--- Start of Recorded data ---

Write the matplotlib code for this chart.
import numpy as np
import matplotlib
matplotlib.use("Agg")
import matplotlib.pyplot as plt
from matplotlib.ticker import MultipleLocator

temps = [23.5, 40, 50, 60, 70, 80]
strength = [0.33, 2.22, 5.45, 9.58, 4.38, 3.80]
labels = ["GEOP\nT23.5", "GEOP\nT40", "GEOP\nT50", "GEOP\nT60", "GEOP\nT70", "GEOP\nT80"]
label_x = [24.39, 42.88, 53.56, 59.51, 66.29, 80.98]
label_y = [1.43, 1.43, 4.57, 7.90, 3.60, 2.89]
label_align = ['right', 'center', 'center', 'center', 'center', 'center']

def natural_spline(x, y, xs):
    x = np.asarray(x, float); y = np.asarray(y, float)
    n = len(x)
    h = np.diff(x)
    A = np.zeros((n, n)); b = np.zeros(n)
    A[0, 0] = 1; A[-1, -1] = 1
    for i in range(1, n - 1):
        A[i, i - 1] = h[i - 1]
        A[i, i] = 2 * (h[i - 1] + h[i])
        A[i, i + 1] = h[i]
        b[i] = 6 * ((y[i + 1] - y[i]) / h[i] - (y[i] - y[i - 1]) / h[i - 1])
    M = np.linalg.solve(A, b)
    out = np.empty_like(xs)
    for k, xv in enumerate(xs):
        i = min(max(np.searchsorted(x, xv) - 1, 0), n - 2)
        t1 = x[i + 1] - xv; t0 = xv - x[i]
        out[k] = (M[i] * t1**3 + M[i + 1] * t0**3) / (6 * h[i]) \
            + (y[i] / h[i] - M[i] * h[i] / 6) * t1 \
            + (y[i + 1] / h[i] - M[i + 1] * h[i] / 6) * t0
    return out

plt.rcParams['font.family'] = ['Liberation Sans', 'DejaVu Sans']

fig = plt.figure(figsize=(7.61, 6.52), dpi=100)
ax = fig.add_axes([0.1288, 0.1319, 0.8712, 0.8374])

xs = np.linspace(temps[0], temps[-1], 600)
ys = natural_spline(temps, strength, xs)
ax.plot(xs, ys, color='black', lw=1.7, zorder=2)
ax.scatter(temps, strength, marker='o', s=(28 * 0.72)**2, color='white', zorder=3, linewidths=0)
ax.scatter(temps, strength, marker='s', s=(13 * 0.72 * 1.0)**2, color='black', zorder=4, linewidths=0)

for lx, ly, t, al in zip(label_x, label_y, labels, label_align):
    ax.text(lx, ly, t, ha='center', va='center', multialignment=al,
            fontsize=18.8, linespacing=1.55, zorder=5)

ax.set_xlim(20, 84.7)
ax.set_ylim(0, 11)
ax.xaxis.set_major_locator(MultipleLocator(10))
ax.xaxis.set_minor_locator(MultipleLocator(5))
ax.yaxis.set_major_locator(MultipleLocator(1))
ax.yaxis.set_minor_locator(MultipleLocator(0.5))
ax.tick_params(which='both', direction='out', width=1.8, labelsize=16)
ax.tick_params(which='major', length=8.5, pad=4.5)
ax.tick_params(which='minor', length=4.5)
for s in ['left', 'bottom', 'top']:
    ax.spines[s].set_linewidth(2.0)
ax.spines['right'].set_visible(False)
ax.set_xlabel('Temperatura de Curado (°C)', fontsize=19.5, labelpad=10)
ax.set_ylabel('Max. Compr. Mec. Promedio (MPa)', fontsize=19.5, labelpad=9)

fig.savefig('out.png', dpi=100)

--- End of Recorded data ---
--- Start of Recorded data ---

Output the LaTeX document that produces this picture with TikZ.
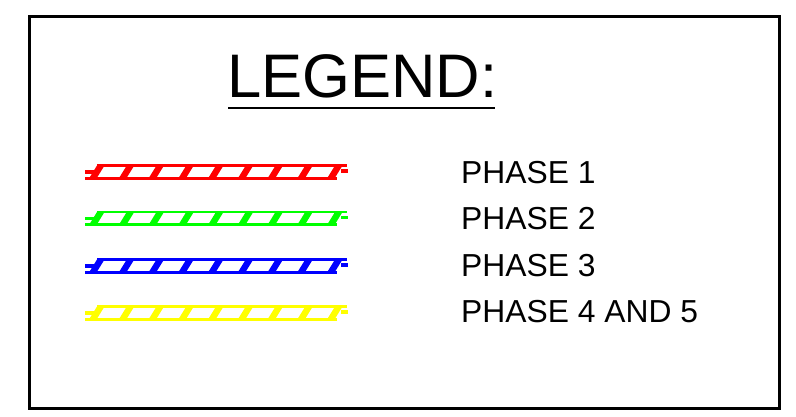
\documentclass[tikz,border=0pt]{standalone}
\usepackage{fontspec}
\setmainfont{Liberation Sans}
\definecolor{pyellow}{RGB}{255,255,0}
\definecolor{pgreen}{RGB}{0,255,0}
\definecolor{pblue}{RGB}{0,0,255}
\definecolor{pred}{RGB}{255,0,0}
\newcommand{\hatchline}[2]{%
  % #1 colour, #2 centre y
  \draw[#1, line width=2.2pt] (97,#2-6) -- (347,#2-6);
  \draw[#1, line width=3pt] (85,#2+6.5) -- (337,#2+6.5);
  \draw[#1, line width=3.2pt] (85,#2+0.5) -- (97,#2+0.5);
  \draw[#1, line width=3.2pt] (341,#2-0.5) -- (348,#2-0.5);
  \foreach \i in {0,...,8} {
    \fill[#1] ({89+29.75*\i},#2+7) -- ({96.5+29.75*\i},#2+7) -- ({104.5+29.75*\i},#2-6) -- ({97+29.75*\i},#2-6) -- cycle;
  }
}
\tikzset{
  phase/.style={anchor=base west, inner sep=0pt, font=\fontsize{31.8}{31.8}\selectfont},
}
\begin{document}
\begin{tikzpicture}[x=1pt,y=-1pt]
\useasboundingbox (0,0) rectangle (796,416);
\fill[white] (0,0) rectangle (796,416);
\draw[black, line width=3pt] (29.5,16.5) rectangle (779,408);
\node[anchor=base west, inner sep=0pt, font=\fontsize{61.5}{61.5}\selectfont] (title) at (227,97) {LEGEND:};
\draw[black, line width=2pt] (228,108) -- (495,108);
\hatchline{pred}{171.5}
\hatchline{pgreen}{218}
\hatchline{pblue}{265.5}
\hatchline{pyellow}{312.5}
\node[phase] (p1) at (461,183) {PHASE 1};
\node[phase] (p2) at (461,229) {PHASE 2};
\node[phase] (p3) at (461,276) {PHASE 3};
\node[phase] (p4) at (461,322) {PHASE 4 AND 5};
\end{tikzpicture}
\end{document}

--- End of Recorded data ---
--- Start of Recorded data ---

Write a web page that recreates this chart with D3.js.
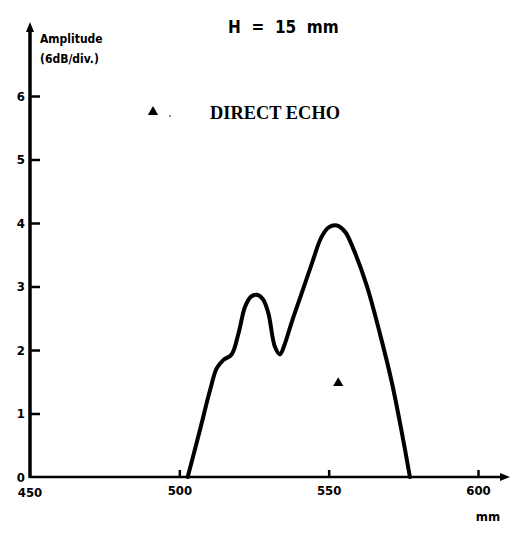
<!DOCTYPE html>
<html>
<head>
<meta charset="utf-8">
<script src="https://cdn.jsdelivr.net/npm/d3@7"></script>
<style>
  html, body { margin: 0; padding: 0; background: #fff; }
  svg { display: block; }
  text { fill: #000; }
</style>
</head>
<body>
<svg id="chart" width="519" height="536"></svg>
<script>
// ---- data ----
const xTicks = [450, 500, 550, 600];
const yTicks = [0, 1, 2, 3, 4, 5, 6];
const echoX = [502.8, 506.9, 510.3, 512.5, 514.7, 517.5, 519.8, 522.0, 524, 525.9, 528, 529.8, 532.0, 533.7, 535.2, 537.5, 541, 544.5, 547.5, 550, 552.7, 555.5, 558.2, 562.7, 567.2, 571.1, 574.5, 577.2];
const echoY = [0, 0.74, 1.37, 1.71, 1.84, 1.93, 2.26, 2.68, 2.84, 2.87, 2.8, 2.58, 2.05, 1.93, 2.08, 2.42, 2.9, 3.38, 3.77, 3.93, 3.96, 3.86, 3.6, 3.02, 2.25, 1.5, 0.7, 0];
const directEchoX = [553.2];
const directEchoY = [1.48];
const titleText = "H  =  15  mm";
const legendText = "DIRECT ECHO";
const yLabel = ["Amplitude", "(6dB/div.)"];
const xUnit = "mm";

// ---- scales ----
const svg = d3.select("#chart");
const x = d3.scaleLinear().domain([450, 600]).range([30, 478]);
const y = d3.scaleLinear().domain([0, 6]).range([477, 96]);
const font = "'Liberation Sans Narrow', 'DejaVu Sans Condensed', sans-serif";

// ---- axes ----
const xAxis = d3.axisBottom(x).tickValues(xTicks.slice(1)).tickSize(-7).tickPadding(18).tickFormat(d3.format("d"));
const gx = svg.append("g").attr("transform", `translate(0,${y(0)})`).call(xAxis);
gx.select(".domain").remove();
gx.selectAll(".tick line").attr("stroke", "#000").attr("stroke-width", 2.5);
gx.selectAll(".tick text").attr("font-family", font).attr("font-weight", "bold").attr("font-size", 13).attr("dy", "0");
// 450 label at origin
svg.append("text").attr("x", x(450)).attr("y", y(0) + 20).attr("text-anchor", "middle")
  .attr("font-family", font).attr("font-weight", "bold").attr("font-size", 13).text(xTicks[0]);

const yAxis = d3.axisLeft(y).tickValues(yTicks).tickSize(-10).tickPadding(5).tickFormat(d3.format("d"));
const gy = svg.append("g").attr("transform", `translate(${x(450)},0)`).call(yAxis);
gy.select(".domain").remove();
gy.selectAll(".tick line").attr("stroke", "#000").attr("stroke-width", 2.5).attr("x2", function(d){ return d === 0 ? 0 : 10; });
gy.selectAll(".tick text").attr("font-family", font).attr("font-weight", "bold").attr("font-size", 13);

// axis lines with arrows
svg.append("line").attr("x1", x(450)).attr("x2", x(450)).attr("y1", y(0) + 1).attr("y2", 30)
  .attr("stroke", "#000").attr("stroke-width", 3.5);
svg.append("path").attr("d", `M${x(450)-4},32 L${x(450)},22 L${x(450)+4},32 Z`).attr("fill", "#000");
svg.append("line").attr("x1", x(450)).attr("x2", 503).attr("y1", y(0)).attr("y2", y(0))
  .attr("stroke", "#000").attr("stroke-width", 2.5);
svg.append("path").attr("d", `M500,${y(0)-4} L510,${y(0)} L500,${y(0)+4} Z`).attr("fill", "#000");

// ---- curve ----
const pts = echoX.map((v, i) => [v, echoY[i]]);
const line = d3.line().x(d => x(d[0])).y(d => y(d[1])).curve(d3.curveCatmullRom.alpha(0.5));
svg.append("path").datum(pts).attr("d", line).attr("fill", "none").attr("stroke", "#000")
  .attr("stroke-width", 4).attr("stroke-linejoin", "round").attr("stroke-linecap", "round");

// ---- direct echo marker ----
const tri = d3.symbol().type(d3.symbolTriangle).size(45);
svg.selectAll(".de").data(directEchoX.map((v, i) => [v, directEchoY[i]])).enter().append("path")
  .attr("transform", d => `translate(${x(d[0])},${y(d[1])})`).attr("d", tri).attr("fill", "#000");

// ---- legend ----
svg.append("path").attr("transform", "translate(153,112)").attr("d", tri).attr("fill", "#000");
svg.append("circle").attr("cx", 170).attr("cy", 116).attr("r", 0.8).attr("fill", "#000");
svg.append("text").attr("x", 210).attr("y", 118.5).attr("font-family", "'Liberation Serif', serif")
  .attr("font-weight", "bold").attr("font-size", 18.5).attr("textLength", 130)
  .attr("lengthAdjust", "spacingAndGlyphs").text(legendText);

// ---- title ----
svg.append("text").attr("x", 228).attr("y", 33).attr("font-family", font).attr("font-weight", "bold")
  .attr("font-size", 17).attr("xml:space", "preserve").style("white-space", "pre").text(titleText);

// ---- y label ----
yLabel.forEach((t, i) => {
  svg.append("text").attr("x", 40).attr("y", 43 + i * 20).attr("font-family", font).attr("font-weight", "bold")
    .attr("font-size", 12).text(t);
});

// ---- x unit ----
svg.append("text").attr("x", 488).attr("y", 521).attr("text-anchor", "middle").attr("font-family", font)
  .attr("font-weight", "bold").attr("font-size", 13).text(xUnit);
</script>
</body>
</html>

--- End of Recorded data ---

Instructions for the task: From the line that contains "Write the matplotlib code for this chart." through the line that contains "['right', 'center', 'center', 'center', 'center', 'center']", reproduce every line exactly, both end lines included.

Written response:
Write the matplotlib code for this chart.
import numpy as np
import matplotlib
matplotlib.use("Agg")
import matplotlib.pyplot as plt
from matplotlib.ticker import MultipleLocator

temps = [23.5, 40, 50, 60, 70, 80]
strength = [0.33, 2.22, 5.45, 9.58, 4.38, 3.80]
labels = ["GEOP\nT23.5", "GEOP\nT40", "GEOP\nT50", "GEOP\nT60", "GEOP\nT70", "GEOP\nT80"]
label_x = [24.39, 42.88, 53.56, 59.51, 66.29, 80.98]
label_y = [1.43, 1.43, 4.57, 7.90, 3.60, 2.89]
label_align = ['right', 'center', 'center', 'center', 'center', 'center']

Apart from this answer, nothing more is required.